Poor performance in combat has long been a problem with Russian weapons. During the Arab-Israeli wars, and the 1991 liberation of Kuwait, Russian weapons performed poorly. The Russians blamed it on operator error, pointing out that some Israeli generals had confirmed this by saying they could have let the Arabs use Western systems while the Israelis used Russian weapons and Israel would still have won. Despite this, Russia often had to give away many of its weapons or provide such generous credit terms that it was, in effect, giving the stuff away. After the Soviet Union collapsed in 1991, at about the same time a U.S. led force walked over the Russian equipped Iraqi Army and won decisively in less than a hundred hours, the demand for Russian weapons sharply declined. Many Russian defense manufacturers disappeared in the 1990s, and those that survived were the most capable and able, with some help from the bankrupt Russian government to survive by selling their best stuff (which was often pretty good) to whoever was able to pay cash.
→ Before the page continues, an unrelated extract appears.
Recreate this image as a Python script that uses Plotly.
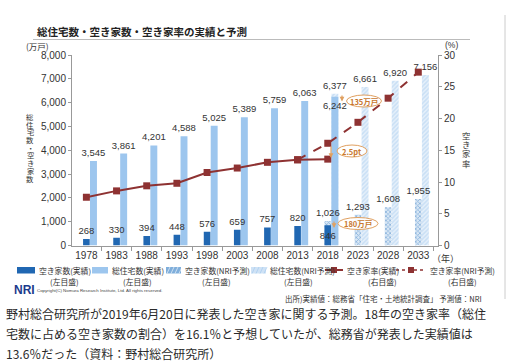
import plotly.graph_objects as go

# ---------------- data ----------------
years = ["1978", "1983", "1988", "1993", "1998", "2003", "2008", "2013", "2018", "2023", "2028", "2033"]
act_years = years[:9]
nri_years = years[8:]
rate_nri_years = years[7:]

vacant_actual = [268, 330, 394, 448, 576, 659, 757, 820, 846]
vacant_nri = [1026, 1293, 1608, 1955]
total_actual = [3545, 3861, 4201, 4588, 5025, 5389, 5759, 6063, 6242]
total_nri = [6377, 6661, 6920, 7156]
rate_actual = [7.6, 8.6, 9.4, 9.8, 11.5, 12.2, 13.1, 13.5, 13.6]
rate_nri = [13.5, 16.1, 19.4, 23.2, 27.3]

left_ticks = [0, 1000, 2000, 3000, 4000, 5000, 6000, 7000, 8000]
right_ticks = [0, 5, 10, 15, 20, 25, 30]

title_text = "総住宅数・空き家数・空き家率の実績と予測"
left_axis_title = "総住宅数・空き家数"
right_axis_title = "空き家率"
legend_items = ["空き家数(実績)", "総住宅数(実績)", "空き家数(NRI予測)", "総住宅数(NRI予測)", "空き家率(実績)", "空き家率(NRI予測)"]
legend_subs = ["(左目盛)", "(左目盛)", "(左目盛)", "(左目盛)", "(右目盛)", "(右目盛)"]
source_text = "出所)実績値：総務省「住宅・土地統計調査」 予測値：NRI"
copyright_text = "Copyright(C) Nomura Research Institute, Ltd. All rights reserved."
caption_lines = [
    "野村総合研究所が2019年6月20日に発表した空き家に関する予測。18年の空き家率（総住",
    "宅数に占める空き家数の割合）を16.1％と予想していたが、総務省が発表した実績値は",
    "13.6％だった（資料：野村総合研究所）",
]

# ---------------- styles ----------------
W, H = 525, 363
JP = "Noto Sans CJK JP"
NUM = "Liberation Sans, Arial, sans-serif"
DARK = "#2067B2"
LIGHT = "#9DC6EE"
RED = "#8E3232"
ORANGE = "#E0A060"
ORANGE_T = "#C8772E"
TXT = "#333333"
LBL = 9.5


def px(x):
    return x / W


def py(y):
    return 1 - y / H


def note(x, y, text, size, color=TXT, family=JP, xanchor="center", pad=1):
    return dict(x=px(x), y=py(y), xref="paper", yref="paper", xanchor=xanchor, yanchor="middle",
                text=text, showarrow=False, borderpad=pad, font=dict(family=family, size=size, color=color))


fig = go.Figure()

# total housing bars (drawn first)
fig.add_trace(go.Bar(
    x=nri_years, y=total_nri, offset=0.12, width=0.23, yaxis="y",
    marker=dict(color="#E3EEF9", line=dict(width=0),
                pattern=dict(shape="/", fgcolor="#A9CDEF", bgcolor="#E6F0FA", size=3, solidity=0.5)),
    text=[f"{v:,}" for v in total_nri], textposition="outside", textangle=0,
    constraintext="none", cliponaxis=False,
    textfont=dict(family=NUM, size=LBL, color=TXT),
))
fig.add_trace(go.Bar(
    x=act_years, y=total_actual, offset=0.12, width=0.23, yaxis="y",
    marker=dict(color=LIGHT, line=dict(width=0)),
    text=[f"{v:,}" for v in total_actual],
    textposition=["outside"] * 8 + ["inside"], insidetextanchor="end", textangle=0,
    constraintext="none", cliponaxis=False,
    textfont=dict(family=NUM, size=LBL, color=TXT),
    insidetextfont=dict(family=NUM, size=LBL, color=TXT),
    outsidetextfont=dict(family=NUM, size=LBL, color=TXT),
))
# vacant bars
fig.add_trace(go.Bar(
    x=nri_years, y=vacant_nri, offset=-0.11, width=0.22, yaxis="y",
    marker=dict(color="#EAF2FA", line=dict(width=0),
                pattern=dict(shape="x", fgcolor="#3A7CC0", bgcolor="#D8E7F5", size=3, solidity=0.45)),
    text=[f"{v:,}" for v in vacant_nri], textposition="outside", textangle=0,
    constraintext="none", cliponaxis=False,
    textfont=dict(family=NUM, size=LBL, color=TXT),
))
fig.add_trace(go.Bar(
    x=act_years, y=vacant_actual, offset=-0.11, width=0.22, yaxis="y",
    marker=dict(color=DARK, line=dict(width=0)),
    text=[f"{v:,}" for v in vacant_actual],
    textposition=["outside"] * 8 + ["inside"], insidetextanchor="middle", textangle=0,
    constraintext="none", cliponaxis=False,
    textfont=dict(family=NUM, size=LBL, color=TXT),
    insidetextfont=dict(family=NUM, size=LBL, color=TXT),
    outsidetextfont=dict(family=NUM, size=LBL, color=TXT),
))
# rate lines
fig.add_trace(go.Scatter(
    x=rate_nri_years, y=rate_nri, yaxis="y2", mode="lines+markers",
    line=dict(color=RED, width=2, dash="dash"),
    marker=dict(symbol="square", size=7, color=RED),
    cliponaxis=False,
))
fig.add_trace(go.Scatter(
    x=act_years, y=rate_actual, yaxis="y2", mode="lines+markers",
    line=dict(color=RED, width=2),
    marker=dict(symbol="square", size=7, color=RED),
    cliponaxis=False,
))

annotations = []
shapes = []

# rate labels
act_shift = [-13, -16, -18, -13, -15, -19, -13, -15, -10]
for yr, v, s in zip(act_years, rate_actual, act_shift):
    annotations.append(dict(x=yr, y=v, xref="x", yref="y2", xanchor="center", yanchor="middle",
                            text=f"{v}", showarrow=False,
                            yshift=s, font=dict(family=NUM, size=LBL, color=TXT)))
nri_shift = [None, (-3, 6), (-3, 6), (0, -14), (0, -14)]
for yr, v, s in zip(rate_nri_years, rate_nri, nri_shift):
    if s is None:
        continue
    annotations.append(dict(x=yr, y=v, xref="x", yref="y2", xanchor="center", yanchor="middle",
                            text=f"{v}", showarrow=False,
                            xshift=s[0], yshift=s[1], font=dict(family=NUM, size=LBL, color=TXT)))

# title and underline
annotations.append(note(35, 31.5, f"<b>{title_text}</b>", 10.5, "#222", xanchor="left"))
shapes.append(dict(type="line", xref="paper", yref="paper", x0=px(33), x1=px(470), y0=py(39.5), y1=py(39.5),
                   line=dict(color="#BBBBBB", width=1)))
# right frame line
shapes.append(dict(type="line", xref="paper", yref="paper", x0=px(505), x1=px(505), y0=py(15), y1=py(299),
                   line=dict(color="#CCCCCC", width=1)))

# unit labels
annotations.append(note(37, 46, "(万戸)", 8.5))
annotations.append(note(451, 45, "(%)", 8.5, family=NUM))
annotations.append(note(445, 258, "（年）", 9))

# vertical axis titles
for i, ch in enumerate(left_axis_title):
    annotations.append(note(30, 117 + i * 7.7, ch, 7.3, pad=0))
for i, ch in enumerate(right_axis_title):
    annotations.append(note(466, 135 + i * 9.2, ch, 8.3, pad=0))

# callout ovals
ovals = [("135万戸", 364, 101, 35, 12), ("2.5pt", 352, 151, 30, 12), ("180万戸", 358, 223.5, 40, 12)]
for t, cx, cy, w, h in ovals:
    shapes.append(dict(type="circle", xref="paper", yref="paper",
                       x0=px(cx - w / 2), x1=px(cx + w / 2), y0=py(cy + h / 2), y1=py(cy - h / 2),
                       line=dict(color=ORANGE, width=1), fillcolor="rgba(255,255,255,0.9)"))
    annotations.append(note(cx, cy, f"<b>{t}</b>", 7.5, ORANGE_T))
# small arrows
arrows = [(342, 94, 101.5), (331, 145, 158), (334, 220, 228)]
for ax_, y0, y1 in arrows:
    annotations.append(dict(x=px(ax_), y=py(y1), xref="paper", yref="paper", ax=0, ay=-(y1 - y0),
                            axref="pixel", ayref="pixel", text="", showarrow=True,
                            arrowhead=2, arrowsize=0.8, arrowwidth=1.2, arrowcolor=ORANGE))

# legend (manual)
row1, row2 = 270, 281.5
sw = [(17, 35), (92, 108), (166, 181), (251, 266)]
sw_colors = [DARK, LIGHT, "#7FAEDB", "#CFE2F5"]
text_x = [37, 110, 183, 268, 345, 428]
sub_x = [64, 137.5, 216.5, 298, 382.5, 462.5]
for (a, b), c in zip(sw, sw_colors):
    shapes.append(dict(type="rect", xref="paper", yref="paper", x0=px(a), x1=px(b), y0=py(273.5), y1=py(267),
                       line=dict(width=0), fillcolor=c))
# hatching hints on forecast swatches
for k in range(4):
    xx = 167 + k * 4
    shapes.append(dict(type="line", xref="paper", yref="paper", x0=px(xx), x1=px(xx + 3), y0=py(273.5), y1=py(267),
                       line=dict(color="#FFFFFF", width=0.6)))
    xx2 = 252 + k * 4
    shapes.append(dict(type="line", xref="paper", yref="paper", x0=px(xx2), x1=px(xx2 + 3), y0=py(273.5), y1=py(267),
                       line=dict(color="#A9CDEF", width=0.8)))
# line swatches
shapes.append(dict(type="line", xref="paper", yref="paper", x0=px(325), x1=px(343), y0=py(row1), y1=py(row1),
                   line=dict(color=RED, width=2)))
shapes.append(dict(type="rect", xref="paper", yref="paper", x0=px(331), x1=px(337), y0=py(row1 + 3), y1=py(row1 - 3),
                   line=dict(width=0), fillcolor=RED))
shapes.append(dict(type="line", xref="paper", yref="paper", x0=px(396), x1=px(426), y0=py(row1), y1=py(row1),
                   line=dict(color=RED, width=1.6, dash="dot")))
shapes.append(dict(type="rect", xref="paper", yref="paper", x0=px(408), x1=px(414), y0=py(row1 + 3), y1=py(row1 - 3),
                   line=dict(width=0), fillcolor=RED))
for t, x in zip(legend_items, text_x):
    annotations.append(note(x, row1, t, 7.8, xanchor="left"))
for t, x in zip(legend_subs, sub_x):
    annotations.append(note(x, row2, t, 7.8))
annotations.append(note(283, 298, source_text, 7.5, xanchor="left"))
# logo & copyright
annotations.append(note(12, 290, "<b>NRI</b>", 12, "#1B3A8C", family=NUM, xanchor="left"))
annotations.append(note(35, 290.5, copyright_text, 4.4, "#444", family=NUM, xanchor="left"))
# caption
for t, yc in zip(caption_lines, [313, 333.5, 353.5]):
    annotations.append(note(4, yc, t, 12.0, "#2A2A2A", xanchor="left"))

fig.update_layout(
    width=W, height=H, margin=dict(l=0, r=0, t=0, b=0, autoexpand=False),
    paper_bgcolor="white", plot_bgcolor="white",
    barmode="overlay", showlegend=False,
    xaxis=dict(domain=[px(72), px(438)], type="category", categoryorder="array", categoryarray=years,
               range=[-0.477, 11.653], showline=True, linecolor="#999999", linewidth=1,
               ticks="outside", ticklen=4, tickcolor="#999999", tickson="boundaries", tickangle=0,
               tickfont=dict(family=NUM, size=10, color=TXT), showgrid=False, zeroline=False),
    yaxis=dict(domain=[py(245.5), py(55)], range=[0, 8000], tickvals=left_ticks,
               ticktext=[f"{v:,}" for v in left_ticks], showline=True, linecolor="#999999",
               ticks="outside", ticklen=3, tickcolor="#999999", showgrid=False, zeroline=False,
               tickfont=dict(family=NUM, size=10, color=TXT)),
    yaxis2=dict(overlaying="y", side="right", range=[0, 30], tickvals=right_ticks,
                showline=True, linecolor="#999999", ticks="outside", ticklen=3, tickcolor="#999999",
                showgrid=False, zeroline=False, tickfont=dict(family=NUM, size=10, color=TXT)),
    annotations=annotations, shapes=shapes,
)

fig.write_html("out.html", config={"displayModeBar": False},
               post_script="document.body.style.margin='0px';document.body.style.overflow='hidden';")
China and India loaded up on a lot of decent Russian military tech which, before, was not exported. Only “monkey models” (with the best electronics and other features removed) were exported. After 1991 you could have whatever you wanted if you could pay. Even the U.S. bought some of this stuff, in order to see just how well American weapons would do against the best the Soviets had.

In the last decade that “anything goes” policy has changed, and now Russia is demanding more, and getting it, for their best stuff. But this works, in part, because the Russians have been able to boast of snazzy new features without being contradicted by a disappointing reality. So the Russians are holding back on delivering S-300 anti-aircraft systems to Syria because they fear that if these weapons (similar but, according to Russian salesmen, superior to the American Patriot) would be defeated in combat by Israeli or NATO warplanes.

Other weapons are less of a problem, if only because they are less complex and less expensive. For example, over the last year Russia had delivered dozens of their high-speed P-800/Yakhont missiles. These have a range of about 300 kilometers and a 200 kg (440 pound) warhead. Israel responded with air attacks on Syrian trucks and warehouses containing some of these missiles. Israel also accelerated installation of its new Barak 8 anti-aircraft/anti-missile systems in their three 1,075 ton Saar 5 class corvettes (a prime target for the Yakhont). Israel has indicated that these attacks will continue, despite opposition from the United States. The worse scenario for Russia is that Syria or Hezbollah will use Yakhonts against the Israeli ships equipped with Barak 8 and lose. This will be great for Barak 8 but terrible for Yakhont sales.

Russia has also delivered 6 of 36 Yak-130s Syria ordered (because that’s all Syria has been able to pay for). That's not a big deal because the Yak-130 is basically a trainer aircraft which, like many jet trainers, is built to do double duty as a light bomber. The ten ton Yak-130 can carry an external load of three tons (of bombs, missiles, cannon pod, or fuel tanks). Max range, on internal fuel, is 2,000 kilometers. Against modern fighters the two-seat Yak-130 is toast but it should have no problem bombing civilians. There’s no danger to sales here.

Syria is also waiting on 12 MiG-29M2 fighters from Russia. This Cold War relic already has a bad reputation. Like many Russia warplanes, it looks great on the spec sheet but the reality is that many MiG-29s have been shot down by Western fighters and the aircraft is known to be expensive to maintain. Syria is not desperate to get these MiG-29s, if only because they know they will be spending a lot to provide aerial targets for Western or Israeli fighter pilots. What really matter are the four S-300 batteries Syria has ordered and partially paid for. Meanwhile, Russia is already sending (by ship and air freight) a lot of more mundane items of military gear (small arms, vehicles, communications) which no one expects to perform miracles. The S-300 is different and the Russians are really concerned about the S-300 being revealed as more snazzy salesmanship but not much help in keeping hostile warplanes out of Syrian airspace.